One zeroes in on the tough economic and personal circumstances people are facing, partly leading them to turn to painkillers and spurring a dramatic upswing in suicides and fatal overdoses — what’s been coined “deaths of despair.”

The other targets the dark side of the medical and drug industries — the increase in bad-behaving doctors, the power of big pharma, and opioid availability.

Now, Gentzkow and his collaborators are introducing a new informative gauge that underscores both narratives.

Their quantitative analysis — based on a research framework that the trio of scholars has used to examine other areas of health economics — follows individuals as they move from one place to another. By isolating location-related changes in abuse rates, the aim is to flesh out a more concrete picture of not just what’s happening, but why it’s happening. The underlying premise is that many personal factors, such as long-term mental health, wouldn’t change upon a move.

“The contribution here is to use this mover strategy to get closer to a real causal estimate of place-specific factors,” Gentzkow says.

Why, for instance, would one West Virginia county have a higher rate of abuse than another? Is it because more of its residents are unemployed or because the county has more unscrupulous doctors?

“The simple answer is that it’s both. It’s supply factors and demand factors,” Gentzkow says. “Our results suggest the supply-side stuff would account for about 30 percent of what’s different and the individual circumstances would account for about 70 percent.”

Analyzing abuse

To gain some clarity on the epidemic, the trio focused their study on the abuse of prescription opioids, such as oxycodone, Vicodin and morphine, which are the culprits in about two-fifths of all opioid deaths.

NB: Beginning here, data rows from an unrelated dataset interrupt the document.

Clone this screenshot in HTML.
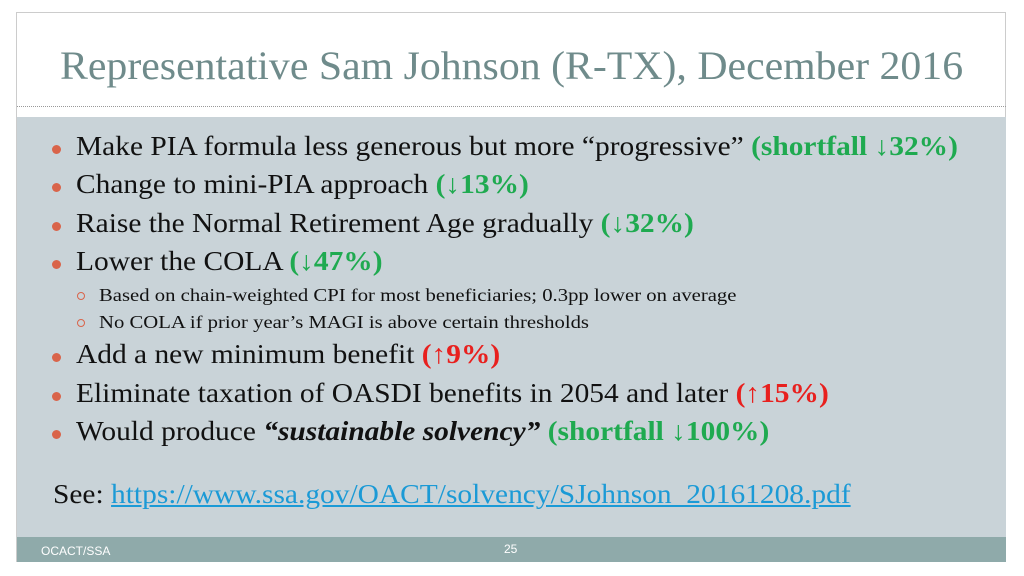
<!DOCTYPE html>
<html><head><meta charset="utf-8"><style>
body{margin:0;width:1024px;height:576px;background:#fff;position:relative;overflow:hidden;font-family:"Liberation Serif",serif}
.frame{position:absolute;left:16px;top:12px;width:990px;height:550px;border:1px solid #ccc;box-sizing:border-box}
.title{position:absolute;left:60px;top:42px;font-size:40px;color:#6f8b8b;white-space:nowrap;transform:scaleX(1.045);transform-origin:left}
.dots{position:absolute;left:17px;top:106px;width:989px;border-top:1px dotted #999}
.body{position:absolute;left:17px;top:117px;width:989px;height:420px;background:#c9d3d8}
.foot{position:absolute;left:17px;top:537px;width:989px;height:25px;background:#8faaaa;color:#fff;font-family:"Liberation Sans",sans-serif;font-size:12px}
.line{position:absolute;left:76px;font-size:27px;color:#111;white-space:nowrap;transform:scaleX(1.09);transform-origin:left}
.sub{position:absolute;left:99px;font-size:18px;color:#111;white-space:nowrap;transform:scaleX(1.15);transform-origin:left}
.b{position:absolute;left:52px;width:9px;height:9px;border-radius:50%;background:#d9644a}
.o{position:absolute;left:77px;width:8px;height:8px;border-radius:50%;border:1.5px solid #d9644a;box-sizing:border-box}
.g{color:#1faa50;font-weight:bold}.r{color:#e8201e;font-weight:bold}
a{color:#1b9ad6;text-decoration:underline}
</style></head><body>
<div class="frame"></div>
<div class="title">Representative Sam Johnson (R-TX), December 2016</div>
<div class="dots"></div>
<div class="body"></div>
<div class="b" style="top:145px"></div>
<div class="line" style="top:131px">Make PIA formula less generous but more “progressive” <span class="g">(shortfall ↓32%)</span></div>
<div class="b" style="top:183px"></div>
<div class="line" style="top:169px">Change to mini-PIA approach <span class="g">(↓13%)</span></div>
<div class="b" style="top:222px"></div>
<div class="line" style="top:208px">Raise the Normal Retirement Age gradually <span class="g">(↓32%)</span></div>
<div class="b" style="top:260px"></div>
<div class="line" style="top:246px">Lower the COLA <span class="g">(↓47%)</span></div>
<div class="o" style="top:292px"></div>
<div class="sub" style="top:285px">Based on chain-weighted CPI for most beneficiaries; 0.3pp lower on average</div>
<div class="o" style="top:319px"></div>
<div class="sub" style="top:312px">No COLA if prior year’s MAGI is above certain thresholds</div>
<div class="b" style="top:353px"></div>
<div class="line" style="top:339px">Add a new minimum benefit <span class="r">(↑9%)</span></div>
<div class="b" style="top:392px"></div>
<div class="line" style="top:378px">Eliminate taxation of OASDI benefits in 2054 and later <span class="r">(↑15%)</span></div>
<div class="b" style="top:430px"></div>
<div class="line" style="top:416px">Would produce <b><i>“sustainable solvency”</i></b> <span class="g">(shortfall ↓100%)</span></div>
<div class="line" style="left:53px;top:479px">See: <a>https://www.ssa.gov/OACT/solvency/SJohnson_20161208.pdf</a></div>
<div class="foot"><span style="position:absolute;left:24px;top:7px">OCACT/SSA</span><span style="position:absolute;left:487px;top:5px">25</span></div>
</body></html>
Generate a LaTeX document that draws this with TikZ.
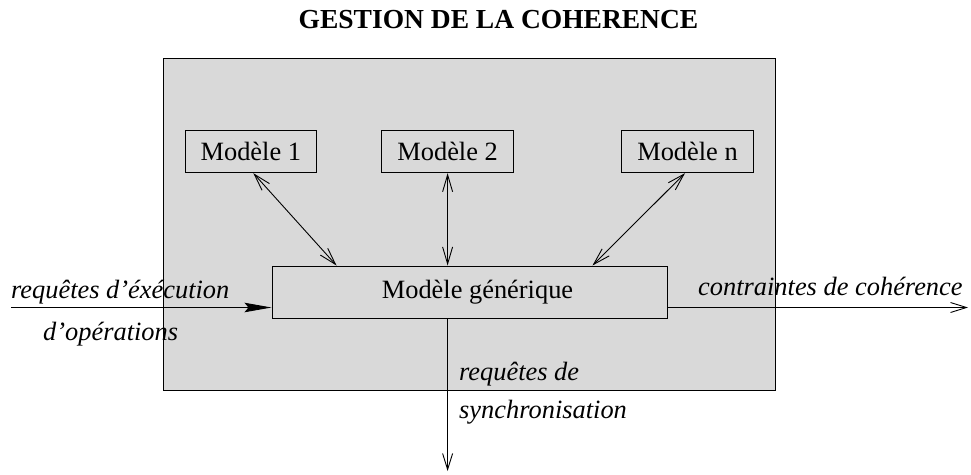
\documentclass[tikz,border=0pt]{standalone}
\usepackage{fontspec}
\setmainfont{Liberation Serif}
\usetikzlibrary{arrows.meta,calc}

\definecolor{panel}{RGB}{217,217,217}

\tikzset{
  txt/.style={font=\fontsize{26.4}{30}\selectfont},
  lab/.style={txt, font=\fontsize{26.4}{30}\selectfont\itshape, anchor=base west, inner sep=0pt},
  mbox/.style={txt, draw, line width=1pt, fill=panel, inner sep=0pt, minimum width=131.5pt, minimum height=42.5pt},
  gbox/.style={txt, draw, line width=1pt, fill=panel, inner sep=0pt, minimum width=395pt, minimum height=52pt},
  link/.style={line width=0.9pt, {Straight Barb[length=17pt,width=10pt]}-{Straight Barb[length=17pt,width=10pt]}},
  inarrow/.style={line width=0.9pt, -{Stealth[length=27pt,width=9.5pt,inset=4pt]}},
  outarrow/.style={line width=0.9pt, -{Straight Barb[length=16pt,width=10pt]}},
}

\begin{document}
\begin{tikzpicture}[x=1pt,y=-1pt]
  \useasboundingbox (0,0) rectangle (971,474);

  % title
  \node[anchor=base, inner sep=0pt, font=\fontsize{27.5}{32}\selectfont\bfseries] (title) at (498.5,28) {GESTION DE LA COHERENCE};

  % grey panel
  \node[draw, line width=1pt, fill=panel, inner sep=0pt, minimum width=612pt, minimum height=332pt] (panel) at (469,224) {};

  % model boxes
  \node[mbox] (m1) at (250.8,151.4) {Modèle 1};
  \node[mbox] (m2) at (447.6,151.4) {Modèle 2};
  \node[mbox] (mn) at (687.5,151.4) {Modèle n};

  % generic model
  \node[gbox] (gen) at (469.5,292) {\hspace*{16pt}Modèle générique};

  % links between the models
  \draw[link] ($(m1.south)+(2.5,0)$) -- ($(gen.north west)+(65,0)$);
  \draw[link] (m2.south) -- (gen.north -| m2.south);
  \draw[link] ($(mn.south)+(-2.5,0)$) -- ($(gen.north east)+(-75,0)$);

  % input, output and synchronisation arrows
  \coordinate (in) at (11,307.5);
  \coordinate (out) at (968,307.5);
  \coordinate (sync) at (447.6,471);
  \draw[inarrow] (in) -- (in -| gen.west);
  \draw[outarrow] (gen.east |- out) -- (out);
  \draw[outarrow] (gen.south -| sync) -- (sync);

  % labels
  \node[lab] (l1) at (11,298) {requêtes d’éxécution};
  \node[lab] (l2) at (43,340.7) {d’opérations};
  \node[lab] (l3) at (698,295.7) {contraintes de cohérence};
  \node[lab] (l4) at (459,380.7) {requêtes de};
  \node[lab] (l5) at (459,418) {synchronisation};
\end{tikzpicture}
\end{document}
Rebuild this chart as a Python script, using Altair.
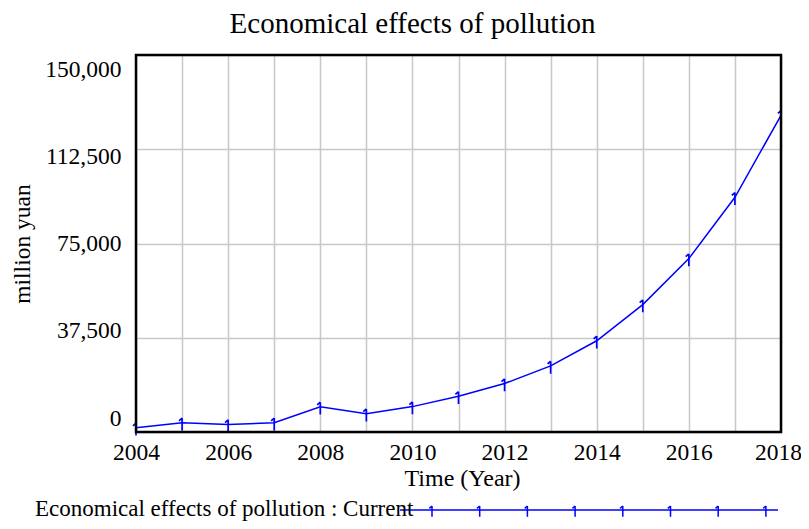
import altair as alt
import pandas as pd

years = list(range(2004, 2019))
values = [1700, 3700, 3000, 3700, 10000, 7300, 10100, 14200, 19300, 26300,
          36300, 50700, 69000, 93400, 126000]
series_name = "Economical effects of pollution : Current"
title_text = "Economical effects of pollution"
y_ticks = [0, 37500, 75000, 112500, 150000]

df = pd.DataFrame({"year": years, "value": values})

W, H = 645, 377
FONT = "Liberation Serif"
BLUE = "#0000ff"
marker_path = "M0,-0.6 L0,1 M0,-0.6 L-0.4,-0.25"

x_enc = alt.X("year:Q",
              scale=alt.Scale(domain=[2004, 2018], nice=False, zero=False),
              axis=alt.Axis(values=years, title="Time (Year)",
                            labelExpr="datum.value % 2 == 0 ? datum.label : ''",
                            labelOffset={"expr": "datum.value == 2018 ? -3 : 0"},
                            format="d", grid=True, gridColor="#c8c8c8", gridWidth=1.5,
                            ticks=False, domain=False, labelFont=FONT, labelFontSize=23.5,
                            labelColor="black", labelPadding=8, labelFlush=False,
                            titleFont=FONT, titleFontSize=24, titleFontWeight="normal",
                            titleColor="black", titlePadding=3, titleX=326))
y_enc = alt.Y("value:Q",
              scale=alt.Scale(domain=[0, 150000], nice=False),
              axis=alt.Axis(values=y_ticks, title="million yuan", format=",d",
                            grid=True, gridColor="#c8c8c8", gridWidth=1.5,
                            ticks=False, domain=False, labelFont=FONT, labelFontSize=23.5,
                            labelColor="black", labelPadding=15,
                            labelOffset={"expr": "(datum.value - 75000) / 75000 * 14"},
                            titleFont=FONT, titleFontSize=23.5, titleFontWeight="normal",
                            titleColor="black", titlePadding=10))

base = alt.Chart(df)
line = base.mark_line(color=BLUE, strokeWidth=1.5).encode(x=x_enc, y=y_enc)
pts = base.mark_point(shape=marker_path, size=240, color=BLUE, filled=False,
                      strokeWidth=1.7, opacity=1).encode(x="year:Q", y="value:Q")

frame = alt.Chart(pd.DataFrame({"a": [0]})).mark_rect(
    fill=None, fillOpacity=0, stroke="black", strokeWidth=2.5
).encode(x=alt.value(0), x2=alt.value(W), y=alt.value(0), y2=alt.value(H))

leg_text = alt.Chart(pd.DataFrame({"t": [series_name]})).mark_text(
    font=FONT, fontSize=23, align="left", baseline="alphabetic", color="black"
).encode(text="t:N", x=alt.value(-101), y=alt.value(461))
leg_rule = alt.Chart(pd.DataFrame({"a": [0]})).mark_rule(color=BLUE, strokeWidth=1.5).encode(
    x=alt.value(264), x2=alt.value(642), y=alt.value(455))
leg_px = pd.DataFrame({"px": [296 + 47.7 * i for i in range(8)], "py": [455] * 8})
leg_pts = alt.Chart(leg_px).mark_point(shape=marker_path, size=180, color=BLUE, filled=False,
                                       strokeWidth=1.5, opacity=1).encode(
    x=alt.X("px:Q", scale=None), y=alt.Y("py:Q", scale=None))

chart = alt.layer(line, pts, frame, leg_rule, leg_pts, leg_text).properties(
    width=W, height=H,
    title=alt.TitleParams(title_text, font=FONT, fontSize=29, fontWeight="normal",
                          color="black", anchor="middle", dx=-46, offset=15),
    autosize=alt.AutoSizeParams(type="none"),
    padding={"left": 128, "top": 47, "right": 20, "bottom": 89},
).configure_view(stroke=None).configure(background="white")

chart.save("out.html", embed_options={"renderer": "svg", "actions": False})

Their migration analysis is based on the data of a random sample of 1.5 million recipients of the Supplemental Security Disability Insurance enrolled in Medicare Part D, the federal prescription drug benefit program, from 2006 to 2014. Opioid use is especially prevalent among SSDI enrollees: They are estimated to account for about 13 percent of all opioid prescriptions, even though they make up less than 5 percent of the adult population.

The researchers used three common measures of opioid abuse — filling prescriptions from four or more doctors, having prescriptions that equate to more than 120 milligrams of morphine per day, and getting overlapping prescriptions before one runs out. Then they developed an indexing tool to aggregate the different measures into overall abuse rates.

A main finding cited in the study: When individuals move to a county where the rate of opioid abuse is 20 percent higher than from where they moved, a migrant’s rate of abuse increases by 6 percent.

The extent of that jump suggests that 30 percent of the difference in abuse can be tied to place, according to their calculations.

And not surprisingly, those with a history of opioid use are more affected by that change in environment than the newly addicted — four times more.

The study also finds that movement to places with more physicians per capita and without laws regulating pain management clinics tends to have the effect of increasing opioid abuse.

Taken together, the results suggest that new supply-side policies, such as how Medicare, as of last April, will no longer reimburse for high-dose, long-term opioid prescriptions, could be effective in reducing opioid abuse, the study states.

But an important limitation of the study, Gentzkow says, is how it doesn’t capture effects related to the black market and illegal forms of narcotic painkillers. What’s more, the study takes broad strokes, calculating average changes across many different types of people who have moved to many different kinds of places.

“That kind of averaging is interesting — and can be informative, but it’s masking a lot of different kinds of heterogeneity,” Gentzkow says.

How a different setting affects individuals can vary, depending on personal circumstances.

“There’s a lot more research and hopefully subsequent work by us or others, that will unpack that heterogeneity better,” he says.

Williams agrees.

“The magnitude of the opioid crisis is simply staggering, and trying to make progress on understanding the underlying causes of the crisis is — or should be — on the ‘wish list’ of many researchers,” she says.